What to look for: Can create a Powerpoint presentation as powerful as your Marketing VPs.
How to test: When presenting his results, does your data scientist remember to highlight the hypothesis to explore in green, and the one to reject in red?
A Good Data Scientist Knows Your Business
A data scientist needs to have an overall understanding of the key challenges in your industry, and consequently, your business. For example, (s)he must be familiar with the industry's financial ratios to rapidly assess whether there is a potential gain, its order of magnitude, and then find inspiration before making the next move.
Another characteristic of a true data scientist is that he or she fascinated by the subjects that will have the greatest impact, not the problems in and of themselves. A data scientist is not a scientist in the traditional sense; it’s not the quest for truth that should drive, but the process to uncover it.
What to look for: Goes for the highest stakes instead of the most complete.
How to test: Does your data scientist prefer to deal with a safe bet of $100k or a risky endeavor worth $1M?
A Good Data Scientist Understands Statistical Phenomena
Data scientists must be able to correctly interpret statistics: is a result representative or not? This takes an understanding of statistics that allows the data scientist to assert, with authority, why 3% is statistically significant for certain cases, but means nothing for others.
This skill is key, since the majority of stats we analyze contain statistical bias that needs correcting.
What to look for: Can understand what is statistically significant.
How to test: Does your data scientist go bug eyed when you ask him to calculate a confidence threshold for his assessment?
A Good Data Scientist Makes Efficient Predictions
The data scientist must have a broad knowledge of algorithms to select the right one, and moreover, know which features to adjust to best feed the model. There is often a certain degree of creativity involved here; as a painter uses color to convey depth, a data scientist must know how to combine different data so they complement each other.

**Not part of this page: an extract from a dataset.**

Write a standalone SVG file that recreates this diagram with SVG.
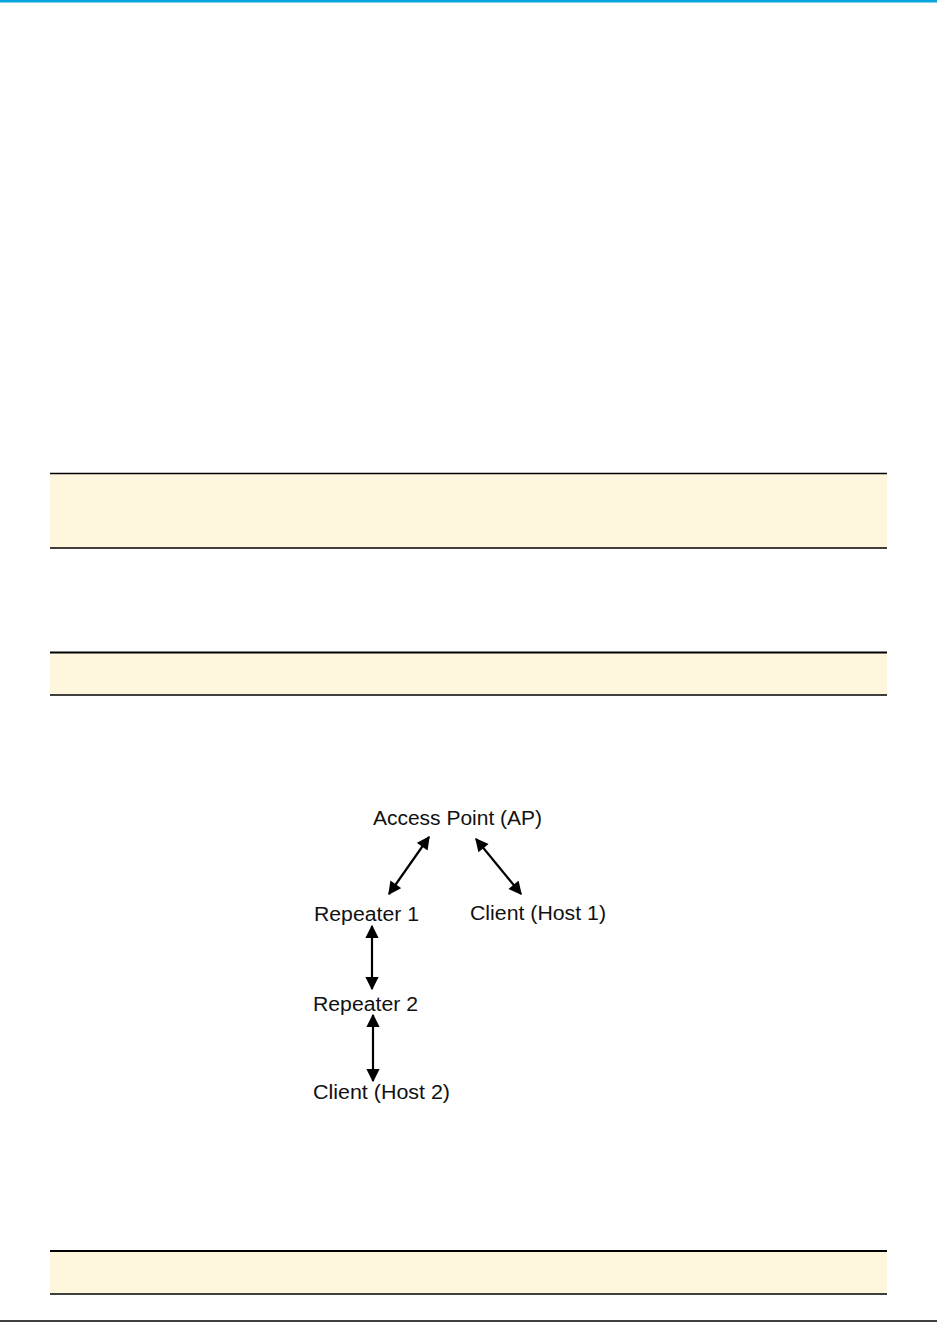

What to look for: Instinctively knows which features to add to the model.
How to test: Has your data scientist already tried all the variables or derivatives that you can possibly think of?
A Good Data Scientist Provides Production-Ready Solutions
Today's data scientists need to provide services that can run daily on live data. In other words, operationalization needs to be a regular part of their vocabulary.
What's new here is that historically, back office models built by BI or data mining teams were often re-written by technical teams for real-time production environments. Nowadays, a recommender system cannot withstand a rewrite before being put online.
What to look for: Knows how to deliver production-ready solutions.
How to test: Does your data scientist run the other way when asked to code his algorithm in Java?
A Good Data Scientist Can Work at Enterprise Scale
Data scientists must know how to handle multi-terabyte datasets to build a robust model that holds up in production. They must not be afraid of datasets with a 12-digit file size. In practice this means having a good idea of computation time, what can be done in memory and what, on the other hand, requires Hadoop and MapReduce.
What to look for: Someone not afraid of big datasets.
How to test: Does the prospect of reconciling several customer datasets of a few million lines apiece make your data scientist break into a cold sweat?